Cyrus Reed, the Texas legislative director for the Sierra Club, said the state may lose the progress it's made toward cleaner air.
"We've had to come forward with citizen suits to get the law enforced," Reed said. "It's not our job to launch citizen suits, but we've had to do it in Texas."
Another new measure made tightening air quality permits on the oil and gas industry more difficult. That law, which Perry signed in June, requires the Texas environmental agency to analyze the effect of new regulation on the economy ? including how it might hurt a company ? before implementation. The economic impact could override the environmental benefit of the new regulation.

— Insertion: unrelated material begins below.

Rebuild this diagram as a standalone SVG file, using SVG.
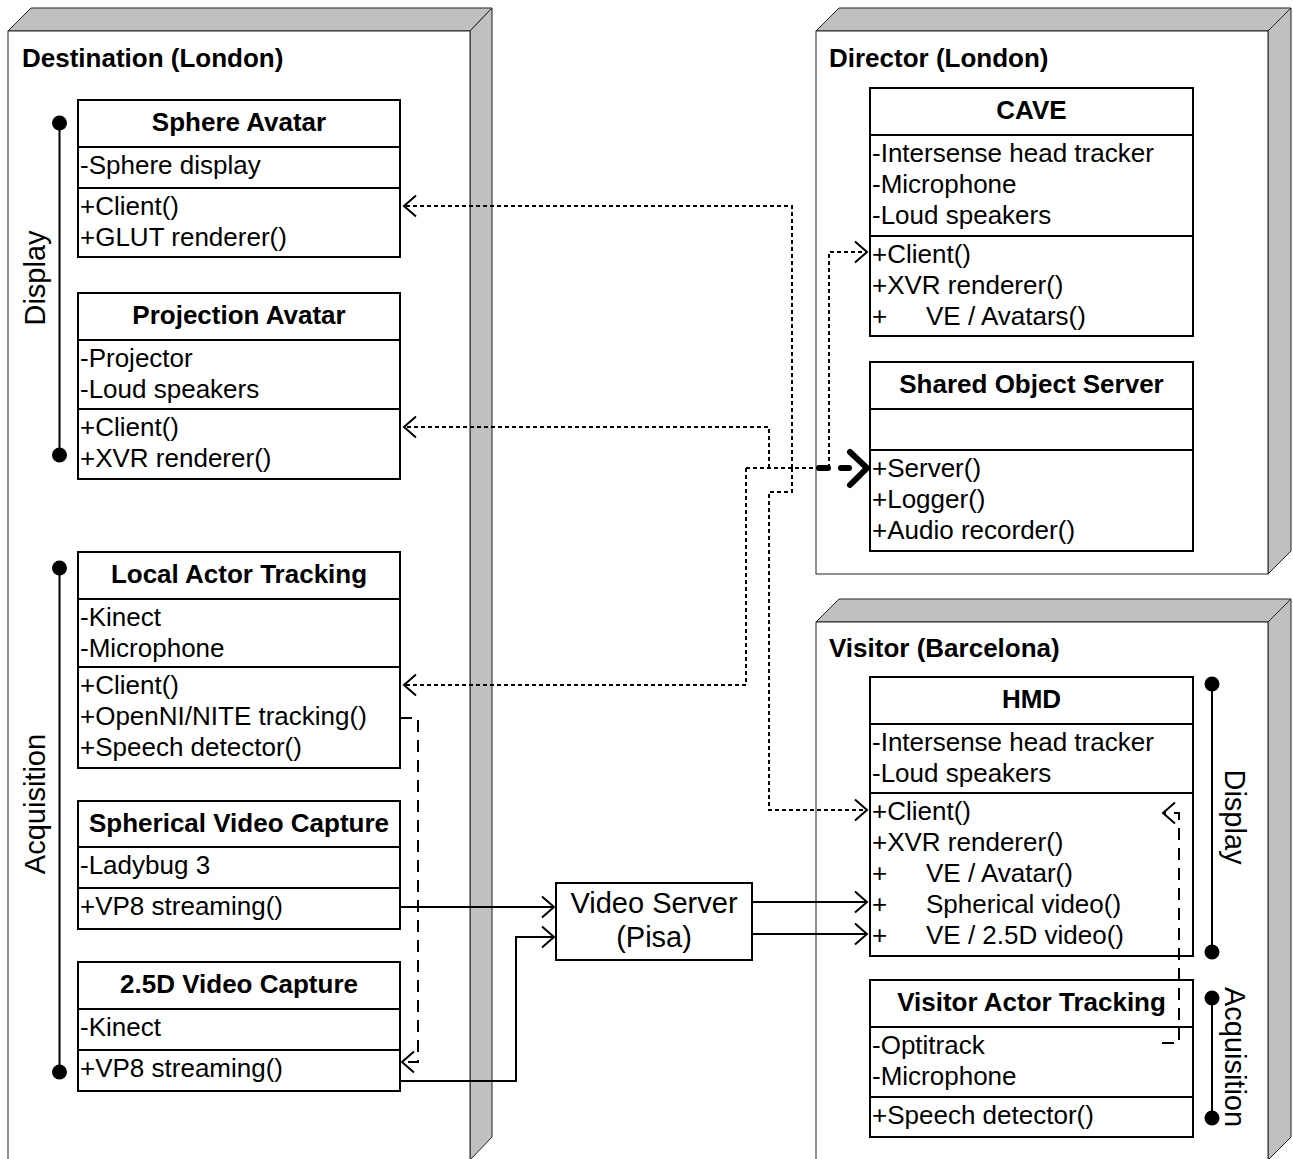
<svg xmlns="http://www.w3.org/2000/svg" width="1293" height="1159" viewBox="0 0 1293 1159">
<style>
.t{font-family:"Liberation Sans",Arial,sans-serif;font-size:26px;fill:#000}
.b{font-weight:bold}
.m{text-anchor:middle}
.lbl{font-family:"Liberation Sans",Arial,sans-serif;font-size:29px;fill:#000;text-anchor:middle}
.face{fill:#fff;stroke:#222;stroke-width:1}
.side{fill:#c0c0c0;stroke:#222;stroke-width:1;stroke-linejoin:miter}
.box{fill:#fff;stroke:#000;stroke-width:2}
.div{stroke:#000;stroke-width:2}
.brk{stroke:#000;stroke-width:2}
.dot{fill:#000}
.dotted{fill:none;stroke:#000;stroke-width:2;stroke-dasharray:4,3}
.dashed{fill:none;stroke:#000;stroke-width:2;stroke-dasharray:12,8}
.solid{fill:none;stroke:#000;stroke-width:2}
</style>
<defs>
<marker id="open" markerUnits="userSpaceOnUse" markerWidth="30" markerHeight="30" viewBox="-15 -15 30 30" refX="0" refY="0" orient="auto" overflow="visible">
<path d="M-12,-10.5 L0,0 L-12,10.5" fill="none" stroke="#000" stroke-width="2" stroke-dasharray="none"/>
</marker>
</defs>

<!-- Destination node -->
<g id="destination">
<polygon class="side" points="8,31 31,8 492,8 470,31"/>
<polygon class="side" points="470,31 492,8 492,1137 470,1160"/>
<rect class="face" x="8" y="31" width="462" height="1129"/>
<text class="t b" x="22" y="67">Destination (London)</text>
<line class="brk" x1="59.5" y1="123" x2="59.5" y2="455"/>
<circle class="dot" cx="59.5" cy="123" r="7.5"/>
<circle class="dot" cx="59.5" cy="455" r="7.5"/>
<text class="lbl" transform="translate(45,278) rotate(-90)">Display</text>
<line class="brk" x1="59.5" y1="568" x2="59.5" y2="1072"/>
<circle class="dot" cx="59.5" cy="568" r="7.5"/>
<circle class="dot" cx="59.5" cy="1072" r="7.5"/>
<text class="lbl" transform="translate(45,804) rotate(-90)">Acquisition</text>
</g>

<g id="sphere-avatar">
<rect class="box" x="78" y="100" width="322" height="157"/>
<line class="div" x1="78" y1="147" x2="400" y2="147"/>
<line class="div" x1="78" y1="188" x2="400" y2="188"/>
<text class="t b m" x="239" y="131">Sphere Avatar</text>
<text class="t" x="80" y="174">-Sphere display</text>
<text class="t" x="80" y="215">+Client()</text>
<text class="t" x="80" y="246">+GLUT renderer()</text>
</g>

<g id="projection-avatar">
<rect class="box" x="78" y="293" width="322" height="186"/>
<line class="div" x1="78" y1="340" x2="400" y2="340"/>
<line class="div" x1="78" y1="409" x2="400" y2="409"/>
<text class="t b m" x="239" y="324">Projection Avatar</text>
<text class="t" x="80" y="367">-Projector</text>
<text class="t" x="80" y="398">-Loud speakers</text>
<text class="t" x="80" y="436">+Client()</text>
<text class="t" x="80" y="467">+XVR renderer()</text>
</g>

<g id="local-actor-tracking">
<rect class="box" x="78" y="552" width="322" height="216"/>
<line class="div" x1="78" y1="599" x2="400" y2="599"/>
<line class="div" x1="78" y1="667" x2="400" y2="667"/>
<text class="t b m" x="239" y="583">Local Actor Tracking</text>
<text class="t" x="80" y="626">-Kinect</text>
<text class="t" x="80" y="657">-Microphone</text>
<text class="t" x="80" y="694">+Client()</text>
<text class="t" x="80" y="725">+OpenNI/NITE tracking()</text>
<text class="t" x="80" y="756">+Speech detector()</text>
</g>

<g id="spherical-video-capture">
<rect class="box" x="78" y="801" width="322" height="128"/>
<line class="div" x1="78" y1="847" x2="400" y2="847"/>
<line class="div" x1="78" y1="888" x2="400" y2="888"/>
<text class="t b m" x="239" y="832">Spherical Video Capture</text>
<text class="t" x="80" y="874">-Ladybug 3</text>
<text class="t" x="80" y="915">+VP8 streaming()</text>
</g>

<g id="video-capture-25d">
<rect class="box" x="78" y="962" width="322" height="129"/>
<line class="div" x1="78" y1="1009" x2="400" y2="1009"/>
<line class="div" x1="78" y1="1050" x2="400" y2="1050"/>
<text class="t b m" x="239" y="993">2.5D Video Capture</text>
<text class="t" x="80" y="1036">-Kinect</text>
<text class="t" x="80" y="1077">+VP8 streaming()</text>
</g>

<!-- Director node -->
<g id="director">
<polygon class="side" points="816,31 839,8 1291,8 1268,31"/>
<polygon class="side" points="1268,31 1291,8 1291,551 1268,574"/>
<rect class="face" x="816" y="31" width="452" height="543"/>
<text class="t b" x="829" y="67">Director (London)</text>
</g>

<g id="cave">
<rect class="box" x="870" y="88" width="323" height="248"/>
<line class="div" x1="870" y1="135" x2="1193" y2="135"/>
<line class="div" x1="870" y1="236" x2="1193" y2="236"/>
<text class="t b m" x="1031.5" y="119">CAVE</text>
<text class="t" x="872" y="162">-Intersense head tracker</text>
<text class="t" x="872" y="193">-Microphone</text>
<text class="t" x="872" y="224">-Loud speakers</text>
<text class="t" x="872" y="263">+Client()</text>
<text class="t" x="872" y="294">+XVR renderer()</text>
<text class="t" x="872" y="325"><tspan>+</tspan><tspan x="926">VE / Avatars()</tspan></text>
</g>

<g id="shared-object-server">
<rect class="box" x="870" y="362" width="323" height="189"/>
<line class="div" x1="870" y1="409" x2="1193" y2="409"/>
<line class="div" x1="870" y1="450" x2="1193" y2="450"/>
<text class="t b m" x="1031.5" y="393">Shared Object Server</text>
<text class="t" x="872" y="477">+Server()</text>
<text class="t" x="872" y="508">+Logger()</text>
<text class="t" x="872" y="539">+Audio recorder()</text>
</g>

<!-- Visitor node -->
<g id="visitor">
<polygon class="side" points="816,622 839,599 1291,599 1268,622"/>
<polygon class="side" points="1268,622 1291,599 1291,1137 1268,1160"/>
<rect class="face" x="816" y="622" width="452" height="538"/>
<text class="t b" x="829" y="657">Visitor (Barcelona)</text>
<line class="brk" x1="1212" y1="684" x2="1212" y2="952"/>
<circle class="dot" cx="1212" cy="684" r="7.5"/>
<circle class="dot" cx="1212" cy="952" r="7.5"/>
<text class="lbl" transform="translate(1225,817) rotate(90)">Display</text>
<line class="brk" x1="1212" y1="998" x2="1212" y2="1118"/>
<circle class="dot" cx="1212" cy="998" r="7.5"/>
<circle class="dot" cx="1212" cy="1118" r="7.5"/>
<text class="lbl" transform="translate(1225,1057) rotate(90)">Acquisition</text>
</g>

<g id="hmd">
<rect class="box" x="870" y="677" width="323" height="279"/>
<line class="div" x1="870" y1="724" x2="1193" y2="724"/>
<line class="div" x1="870" y1="793" x2="1193" y2="793"/>
<text class="t b m" x="1031.5" y="708">HMD</text>
<text class="t" x="872" y="751">-Intersense head tracker</text>
<text class="t" x="872" y="782">-Loud speakers</text>
<text class="t" x="872" y="820">+Client()</text>
<text class="t" x="872" y="851">+XVR renderer()</text>
<text class="t" x="872" y="882"><tspan>+</tspan><tspan x="926">VE / Avatar()</tspan></text>
<text class="t" x="872" y="913"><tspan>+</tspan><tspan x="926">Spherical video()</tspan></text>
<text class="t" x="872" y="944"><tspan>+</tspan><tspan x="926">VE / 2.5D video()</tspan></text>
</g>

<g id="visitor-actor-tracking">
<rect class="box" x="870" y="980" width="323" height="157"/>
<line class="div" x1="870" y1="1027" x2="1193" y2="1027"/>
<line class="div" x1="870" y1="1097" x2="1193" y2="1097"/>
<text class="t b m" x="1031.5" y="1011">Visitor Actor Tracking</text>
<text class="t" x="872" y="1054">-Optitrack</text>
<text class="t" x="872" y="1085">-Microphone</text>
<text class="t" x="872" y="1124">+Speech detector()</text>
</g>

<g id="video-server">
<rect class="box" x="556" y="883" width="196" height="77"/>
<text class="lbl" x="654" y="913">Video Server</text>
<text class="lbl" x="654" y="947">(Pisa)</text>
</g>

<!-- Connectors -->
<g id="connectors">
<path class="dotted" d="M792,468 V206 H404" marker-end="url(#open)"/>
<path class="dotted" d="M769,468 V427 H404" marker-end="url(#open)"/>
<path class="dotted" d="M746,468 V685 H404" marker-end="url(#open)"/>
<path class="dotted" d="M829,468 V252 H867" marker-end="url(#open)"/>
<path class="dotted" d="M792,468 V492 H769 V810 H867" marker-end="url(#open)"/>
<path class="dotted" d="M746,468 H818"/>
<path d="M819,468 H828 M841,468 H849" fill="none" stroke="#000" stroke-width="6" stroke-linecap="round"/>
<path d="M850,452 L867,468 L850,485" fill="none" stroke="#000" stroke-width="6" stroke-linecap="round" stroke-linejoin="miter"/>
<path class="dashed" d="M400,718 H418 V1062 H402" marker-end="url(#open)"/>
<path class="dashed" d="M1162,1043 H1179 V813 H1163" marker-end="url(#open)"/>
<path class="solid" d="M400,907 H554" marker-end="url(#open)"/>
<path class="solid" d="M400,1081 H516 V937 H554" marker-end="url(#open)"/>
<path class="solid" d="M752,902 H867" marker-end="url(#open)"/>
<path class="solid" d="M752,934 H867" marker-end="url(#open)"/>
</g>
</svg>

The new law reflects Perry's contention that global warming is a questionable theory and that regulation always creates an adverse business climate.
During an August campaign swing through New Hampshire, Perry said of climate change, "I don't think, from my perspective, that I want to be engaged in spending that much money on still a scientific theory that has not been proven, and from my perspective, is more and more being put into question."
Texas releases more heat-trapping carbon dioxide ? the chief gas in the greenhouse effect ? than any other state, according to government data.
In February 2010, Texas became the first state to sue the EPA for declaring that greenhouse gases are dangerous and subject to federal regulation.
A few months later, the EPA became so frustrated with how Texas was enforcing air quality laws that it took away the commission's authority to grant air pollution permits to some refineries. The state has filed suit to go back to the old rules.